2003 Online Ad Spend Projected to Rise

NEW YORK Internet ad spending is expected to rise 7.4 percent this year, according to mid-year estimates from TNS Media Intelligence/CMR.

The New York-based company that tracks ad spending in major media estimated yesterday that overall ad spending for the year would increase 4.3 percent to $124.7 billion.

“The first quarter of the year came in very strong at 4.9 percent with [overall ad] spending totaling $28.4 billion—this robust spending is likely a precursor for the rest of the year,” TNS Media Intelligence/CMR president and CEO Steven Fredericks said in a statement.

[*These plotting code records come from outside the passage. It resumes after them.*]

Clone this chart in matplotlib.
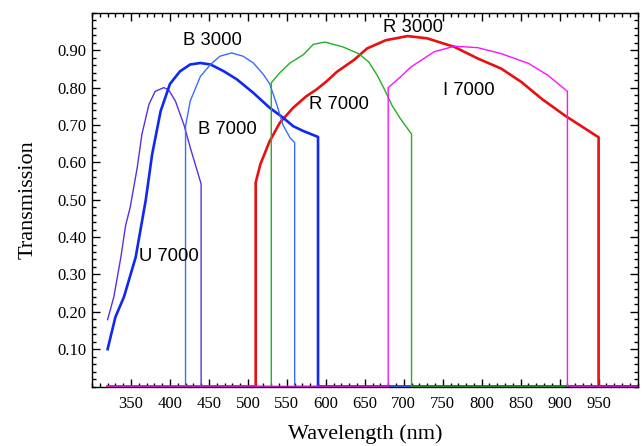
import matplotlib
matplotlib.use("Agg")
import matplotlib.pyplot as plt
from matplotlib.ticker import MultipleLocator

# ---- data (wavelength nm, transmission) ----
u7000_wl = [320, 328, 337, 343, 349, 358, 364, 373, 381, 392, 398, 407, 418, 426, 435, 440, 440, 1000]
u7000_tr = [0.179, 0.24, 0.346, 0.43, 0.48, 0.586, 0.675, 0.755, 0.79, 0.80, 0.795, 0.764, 0.70, 0.64, 0.577, 0.542, 0.0, 0.0]

b3000_wl = [320, 330, 341, 356, 369, 377, 388, 400, 413, 426, 439, 452, 469, 486, 507, 528, 545, 558, 571, 590, 590, 1000]
b3000_tr = [0.10, 0.186, 0.24, 0.346, 0.50, 0.62, 0.737, 0.81, 0.844, 0.862, 0.866, 0.862, 0.844, 0.822, 0.786, 0.746, 0.72, 0.697, 0.684, 0.668, 0.0, 0.0]

b7000_wl = [320, 420, 420, 426, 439, 452, 464, 479, 494, 507, 520, 528, 537, 545, 554, 560, 560, 1000]
b7000_tr = [0.0, 0.0, 0.697, 0.764, 0.83, 0.862, 0.884, 0.893, 0.884, 0.866, 0.835, 0.81, 0.755, 0.70, 0.666, 0.653, 0.0, 0.0]

r3000_wl = [320, 510, 510, 516, 528, 541, 558, 575, 588, 601, 614, 636, 653, 677, 705, 730, 765, 795, 825, 851, 877, 907, 933, 950, 950, 1000]
r3000_tr = [0.0, 0.0, 0.546, 0.595, 0.657, 0.706, 0.746, 0.777, 0.795, 0.817, 0.842, 0.874, 0.905, 0.927, 0.938, 0.932, 0.909, 0.878, 0.851, 0.815, 0.77, 0.725, 0.69, 0.667, 0.0, 0.0]

r7000_wl = [320, 530, 530, 541, 554, 571, 584, 599, 622, 642, 655, 666, 677, 685, 696, 705, 710, 710, 1000]
r7000_tr = [0.0, 0.0, 0.813, 0.84, 0.866, 0.888, 0.916, 0.922, 0.909, 0.891, 0.869, 0.833, 0.788, 0.752, 0.716, 0.69, 0.676, 0.0, 0.0]

i7000_wl = [320, 680, 680, 696, 709, 739, 765, 795, 825, 860, 885, 910, 910, 1000]
i7000_tr = [0.0, 0.0, 0.80, 0.829, 0.855, 0.896, 0.911, 0.907, 0.891, 0.865, 0.833, 0.79, 0.0, 0.0]

labels = ["B 3000", "B 7000", "U 7000", "R 7000", "R 3000", "I 7000"]
label_x = [455, 474, 398, 617, 712, 783]
label_y = [0.927, 0.687, 0.348, 0.755, 0.961, 0.793]

fig = plt.figure(figsize=(6.44, 4.46), dpi=100)
ax = fig.add_axes([0.1429, 0.1334, 0.990 - 0.1429, 0.971 - 0.1334])

ax.plot(r3000_wl, r3000_tr, color="#E81010", lw=1.9)
ax.plot(u7000_wl, u7000_tr, color="#5A2EE6", lw=1.0)
ax.plot(b3000_wl, b3000_tr, color="#1028F0", lw=1.9)
ax.plot(b7000_wl, b7000_tr, color="#3A6BFF", lw=1.0)
ax.plot(r7000_wl, r7000_tr, color="#22B022", lw=1.0)
ax.plot(i7000_wl, i7000_tr, color="#FF10FF", lw=1.0)

for t, x, y in zip(labels, label_x, label_y):
    ax.text(x, y, t, ha="center", va="center", fontsize=13.3, family="Liberation Sans")

ax.set_xlim(300, 1000)
ax.set_ylim(0, 1.0)
ax.set_xticks(list(range(350, 1000, 50)))
ax.set_yticks([0.1 * i for i in range(1, 10)])
ax.set_yticklabels(["%.2f" % (0.1 * i) for i in range(1, 10)])
ax.xaxis.set_minor_locator(MultipleLocator(10))
ax.yaxis.set_minor_locator(MultipleLocator(0.02))
ax.tick_params(which="both", direction="in", top=True, right=True, width=1.0, color="black")
ax.tick_params(which="major", length=6)
ax.tick_params(which="minor", length=3)
ax.tick_params(axis="x", which="major", pad=7)
ax.tick_params(axis="y", which="major", pad=4)
for lab in ax.get_xticklabels() + ax.get_yticklabels():
    lab.set_family("Liberation Serif")
    lab.set_fontsize(12)
for s in ax.spines.values():
    s.set_linewidth(1.0)

ax.set_xlabel("Wavelength (nm)", family="Liberation Serif", fontsize=16, labelpad=9)
ax.set_ylabel("Transmission", family="Liberation Serif", fontsize=16, labelpad=14)

fig.savefig("out.png", dpi=100)
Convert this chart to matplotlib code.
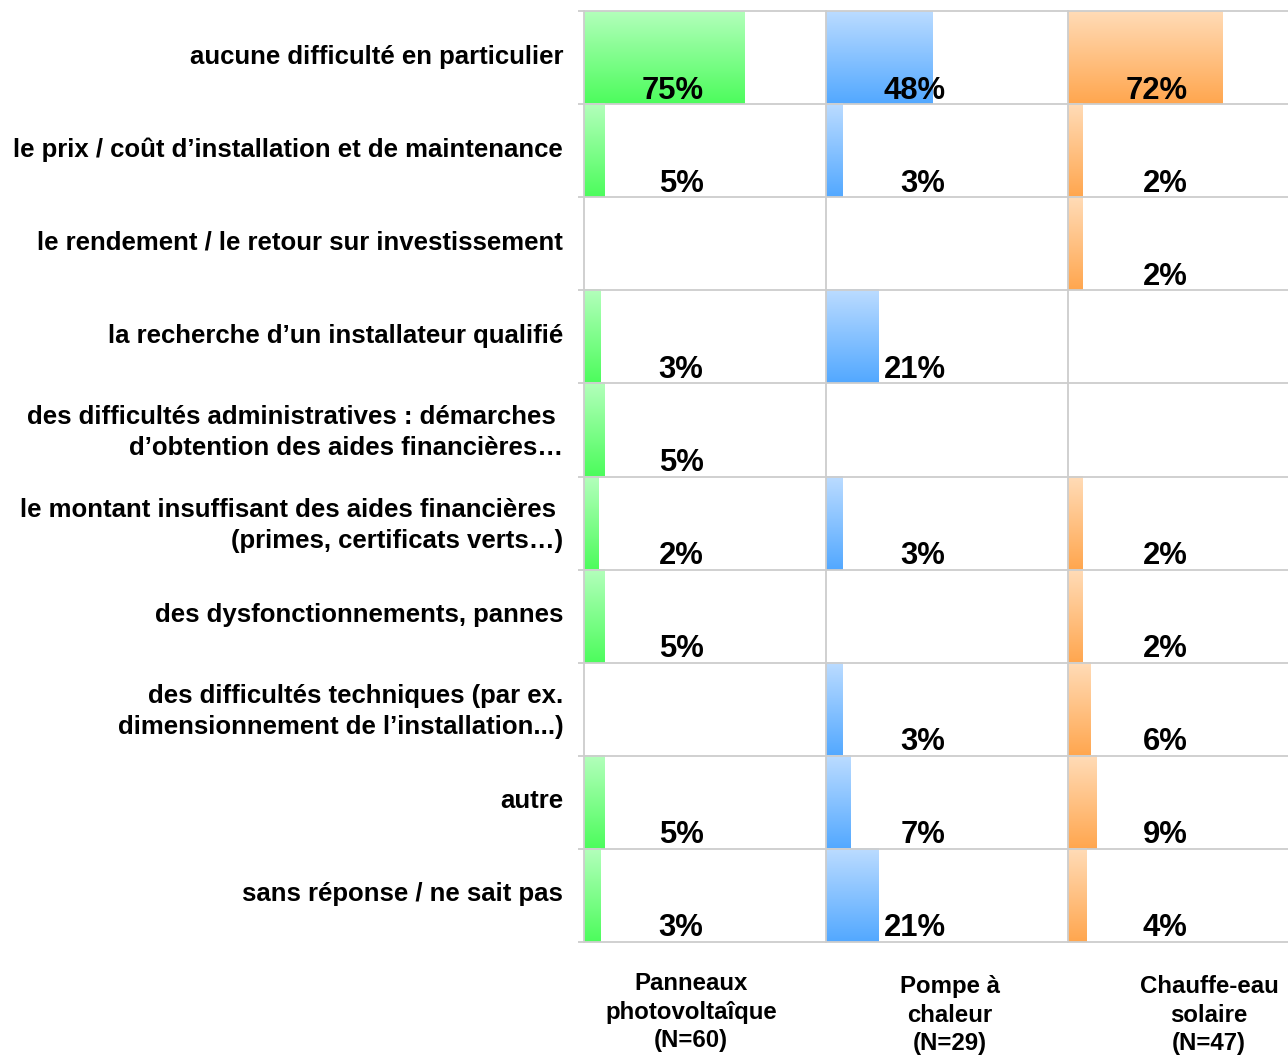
import numpy as np
import matplotlib
matplotlib.use("Agg")
import matplotlib.pyplot as plt
from matplotlib.colors import LinearSegmentedColormap
from matplotlib.transforms import ScaledTranslation

plt.rcParams['font.family'] = ['Liberation Sans', 'DejaVu Sans']

categories = [
    "aucune difficulté en particulier",
    "le prix / coût d’installation et de maintenance",
    "le rendement / le retour sur investissement",
    "la recherche d’un installateur qualifié",
    "des difficultés administratives : démarches \nd’obtention des aides financières…",
    "le montant insuffisant des aides financières \n(primes, certificats verts…)",
    "des dysfonctionnements, pannes",
    "des difficultés techniques (par ex.\ndimensionnement de l’installation...)",
    "autre",
    "sans réponse / ne sait pas",
]
series_names = ["Panneaux\nphotovoltaîque\n(N=60)", "Pompe à\nchaleur\n(N=29)", "Chauffe-eau\nsolaire\n(N=47)"]
pv_values = [75, 5, None, 3, 5, 2, 5, None, 5, 3]
pac_values = [48, 3, None, 21, None, 3, None, 3, 7, 21]
ces_values = [72, 2, 2, None, None, 2, 2, 6, 9, 4]
series_values = [pv_values, pac_values, ces_values]

# gradient colours (top light -> bottom saturated)
grad_colors = [("#b4ffbc", "#4cfc5c"), ("#bcdcff", "#52a8ff"), ("#ffdcb8", "#ffa64e")]

W, H = 1288, 1055
fig = plt.figure(figsize=(W / 100, H / 100), dpi=100)

left_px, top_px, bottom_px, panel_w = 584, 11, 942, 242
offset = 5.5           # bars start slightly left of zero
xmax = 115.5
grid_col = "#cdcdcd"
n = len(categories)
ypos = np.arange(n)

header_x = [691, 950, 1209]
header_y = [1012, 1015, 1015]

grad = np.linspace(0, 1, 256).reshape(-1, 1)

for k, vals in enumerate(series_values):
    ax = fig.add_axes([(left_px + k * panel_w) / W, 1 - bottom_px / H,
                       panel_w / W, (bottom_px - top_px) / H])
    cmap = LinearSegmentedColormap.from_list(f"g{k}", grad_colors[k])
    v = np.array([np.nan if x is None else x for x in vals], dtype=float)
    bars = ax.barh(ypos, v + offset, left=-offset, height=1.0,
                   color="none", edgecolor="none")
    for b, val in zip(bars, v):
        if np.isnan(val):
            continue
        x0, y0, w, h = b.get_x(), b.get_y(), b.get_width(), b.get_height()
        ax.imshow(grad, cmap=cmap, aspect="auto", interpolation="bicubic",
                  extent=(x0, x0 + w, y0 + h, y0), zorder=1)
    for i, val in enumerate(v):
        if np.isnan(val):
            continue
        ax.text(54.3, i + 0.44, f"{int(val)}%", ha="right", va="baseline",
                fontsize=22.3, fontweight="bold", color="black", zorder=3)

    ax.set_xlim(-offset, xmax)
    ax.set_ylim(n - 0.5, -0.5)
    for s in ["top", "right", "bottom"]:
        ax.spines[s].set_visible(False)
    ax.spines["left"].set_color(grid_col)
    ax.spines["left"].set_linewidth(1.3)
    ax.spines["left"].set_zorder(4)
    for yb in np.arange(-0.5, n, 1.0):
        ax.axhline(yb, color=grid_col, lw=1.3, zorder=2, clip_on=False)
    ax.set_xticks([])
    if k == 0:
        ax.set_yticks(ypos)
        ax.set_yticklabels(categories, fontsize=18.5, fontweight="bold",
                           linespacing=1.36)
        ax.tick_params(axis="y", which="major", length=0, pad=15)
        shift = ScaledTranslation(0, 0.035, fig.dpi_scale_trans)
        for lab in ax.get_yticklabels():
            lab.set_transform(lab.get_transform() + shift)
        ax.set_yticks(np.arange(-0.5, n, 1.0), minor=True)
        ax.tick_params(axis="y", which="minor", length=4, color=grid_col, width=1.3)
    else:
        ax.set_yticks([])

    fig.text(header_x[k] / W, 1 - header_y[k] / H, series_names[k],
             ha="center", va="center", fontsize=17.3, fontweight="bold",
             linespacing=1.33)

fig.savefig("out.png", dpi=100)
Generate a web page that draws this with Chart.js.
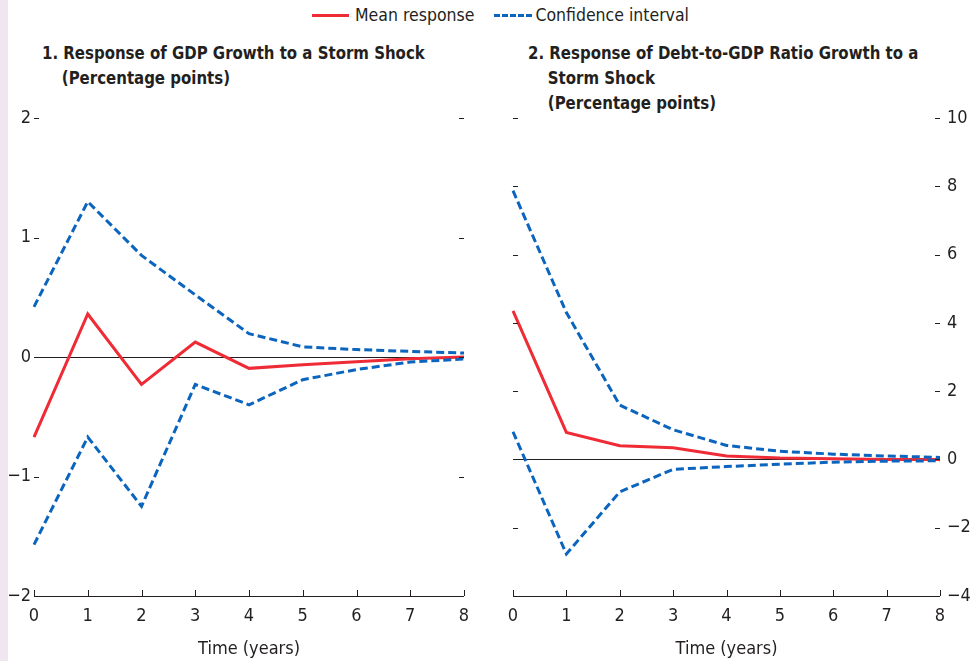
<!DOCTYPE html>
<html>
<head>
<meta charset="utf-8">
<script src="https://cdn.jsdelivr.net/npm/chart.js@4/dist/chart.umd.min.js"></script>
<style>
  body { margin: 0; width: 971px; height: 661px; background: #fff; overflow: hidden; position: relative;
         font-family: "DejaVu Sans Condensed", "Roboto", sans-serif; color: #231f20; }
  .strip { position: absolute; left: 0; top: 0; width: 8px; height: 661px; background: #efe6f0; }
  .legend { position: absolute; top: 5px; left: 312px; font-size: 17.5px; display: flex; align-items: center; white-space: nowrap; }
  .legend .key { display: inline-block; width: 37px; height: 0; margin-right: 6px; }
  .legend .mean { border-top: 3px solid #ef2b36; }
  .legend .ci { border-top: 3px dashed #0b64bd; width: 38px; margin-left: 20px; margin-right: 3px; }
  .title { position: absolute; font-weight: bold; font-size: 18.5px; line-height: 25px; padding-left: 22px; text-indent: -22px;
           white-space: nowrap; transform: scaleX(0.9); transform-origin: left top; }
  canvas { position: absolute; top: 0; }
</style>
</head>
<body>
<div class="strip"></div>
<div class="legend"><span class="key mean"></span>Mean response<span class="key ci"></span>Confidence interval</div>
<div class="title" style="left:42px; top:40px;">1. Response of GDP Growth to a Storm Shock<br>(Percentage points)</div>
<div class="title" style="left:528px; top:40px;">2. Response of Debt-to-GDP Ratio Growth to a<br>Storm Shock<br>(Percentage points)</div>
<div style="position:absolute; left:0; width:490px; height:661px;"><canvas id="gdpChart"></canvas></div>
<div style="position:absolute; left:490px; width:481px; height:661px;"><canvas id="debtChart"></canvas></div>
<script>
// years after the shock
const years = [0, 1, 2, 3, 4, 5, 6, 7, 8];

// panel 1: GDP growth, percentage points
const gdpMean  = [-0.67, 0.36, -0.23, 0.125, -0.095, -0.065, -0.04, -0.015, 0.0];
const gdpUpper = [0.42, 1.30, 0.85, 0.52, 0.195, 0.085, 0.062, 0.047, 0.033];
const gdpLower = [-1.57, -0.67, -1.25, -0.23, -0.40, -0.19, -0.105, -0.042, -0.017];
const gdpTicks = [-2, -1, 0, 1, 2];

// panel 2: debt-to-GDP ratio growth, percentage points
const debtMean  = [4.35, 0.79, 0.40, 0.34, 0.10, 0.04, 0.02, 0.0, 0.0];
const debtUpper = [7.87, 4.3, 1.59, 0.87, 0.41, 0.24, 0.155, 0.10, 0.06];
const debtLower = [0.81, -2.77, -0.95, -0.29, -0.21, -0.14, -0.08, -0.05, -0.04];
const debtTicks = [-4, -2, 0, 2, 4, 6, 8, 10];

const RED = '#ef2b36';
const BLUE = '#0b64bd';
const INK = '#231f20';
const FONT = '"DejaVu Sans Condensed", Roboto, sans-serif';

const fmt = v => (v < 0 ? '\u2212' + Math.abs(v) : String(v));

// short tick marks pointing into the plot, plus the x baseline
const innerTicks = {
    id: 'innerTicks',
    afterDatasetsDraw(chart) {
        const { ctx, chartArea: a, scales } = chart;
        const x = scales.x, y = scales.y;
        ctx.save();
        ctx.strokeStyle = INK;
        ctx.lineWidth = 1;
        ctx.beginPath();
        ctx.moveTo(a.left, a.bottom + 0.5);
        ctx.lineTo(a.right, a.bottom + 0.5);
        x.ticks.forEach((t, i) => {
            const px = Math.round(x.getPixelForTick(i)) + 0.5;
            ctx.moveTo(px, a.bottom);
            ctx.lineTo(px, a.bottom - 6);
        });
        y.ticks.forEach(t => {
            if (t.value === y.min) return;
            const py = Math.round(y.getPixelForValue(t.value)) + 0.5;
            ctx.moveTo(a.left, py);
            ctx.lineTo(a.left + 5, py);
            ctx.moveTo(a.right - 5, py);
            ctx.lineTo(a.right, py);
        });
        ctx.stroke();
        ctx.restore();
    }
};

function lineSet(data, color, dashed) {
    return {
        data: data,
        borderColor: color,
        borderWidth: 3,
        borderDash: dashed ? [8, 4] : [],
        pointRadius: 0,
        tension: 0,
        fill: false
    };
}

function renderPanel(canvasId, mean, upper, lower, ticks, side, pad) {
    const ctx = document.getElementById(canvasId);
    new Chart(ctx, {
        type: 'line',
        data: {
            labels: years,
            datasets: [
                lineSet(upper, BLUE, true),
                lineSet(lower, BLUE, true),
                lineSet(mean, RED, false)
            ]
        },
        plugins: [innerTicks],
        options: {
            responsive: true,
            maintainAspectRatio: false,
            animation: false,
            events: [],
            layout: { padding: pad },
            plugins: { legend: { display: false }, tooltip: { enabled: false } },
            scales: {
                x: {
                    grid: { display: false },
                    border: { display: false },
                    ticks: { color: INK, font: { family: FONT, size: 18 }, padding: 2, maxRotation: 0 },
                    title: { display: true, text: 'Time (years)', color: INK, font: { family: FONT, size: 18 }, padding: { top: 0, bottom: 1 } },
                    afterFit: s => { s.height = 65; }
                },
                y: {
                    position: side,
                    min: ticks[0],
                    max: ticks[ticks.length - 1],
                    afterBuildTicks: s => { s.ticks = ticks.map(v => ({ value: v })); },
                    grid: {
                        drawTicks: false,
                        color: c => (c.tick && c.tick.value === 0 ? INK : 'rgba(0,0,0,0)'),
                        lineWidth: 1
                    },
                    border: { display: false },
                    ticks: { color: INK, font: { family: FONT, size: 18 }, padding: side === 'left' ? 3 : 7, callback: fmt },
                    afterFit: s => { s.width = side === 'left' ? 34 : 31; }
                }
            }
        }
    });
}

renderPanel('gdpChart', gdpMean, gdpUpper, gdpLower, gdpTicks, 'left', { top: 118, right: 26, left: 0, bottom: 0 });
renderPanel('debtChart', debtMean, debtUpper, debtLower, debtTicks, 'right', { top: 118, left: 23, right: 0, bottom: 0 });
</script>
</body>
</html>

For the first quarter, online ad revenue totaled $1.5 billion, up 12 percent from $1.4 billion during the year-ago period [IQ Daily Briefing, June 13]. The Q1 numbers represented a rebound for the Internet sector, which experienced a 12 percent decline to $5.7 billion in ad spending for full-year 2002, according to TNS Media Intelligence/CMR

The media categories ranking above the Internet, in terms of projected 2003 ad spending growth, included Spanish-language TV (16.9 percent) and syndication (9.6 percent). All other media categories are expected to record increases: cable network TV (7.2 percent), consumer/Sunday magazines (5.4 percent), radio (4.9 percent), business-to-business magazines (3.6 percent), outdoor (3.3 percent), network TV (2.8 percent), newspaper (2.1 percent) and spot TV (1.8 percent).

TNS Media Intelligence/CMR attributed increased spending to the strong upfront season, the continued rise of Hispanic media spending, the active political environment and the steady growth in new brand spending.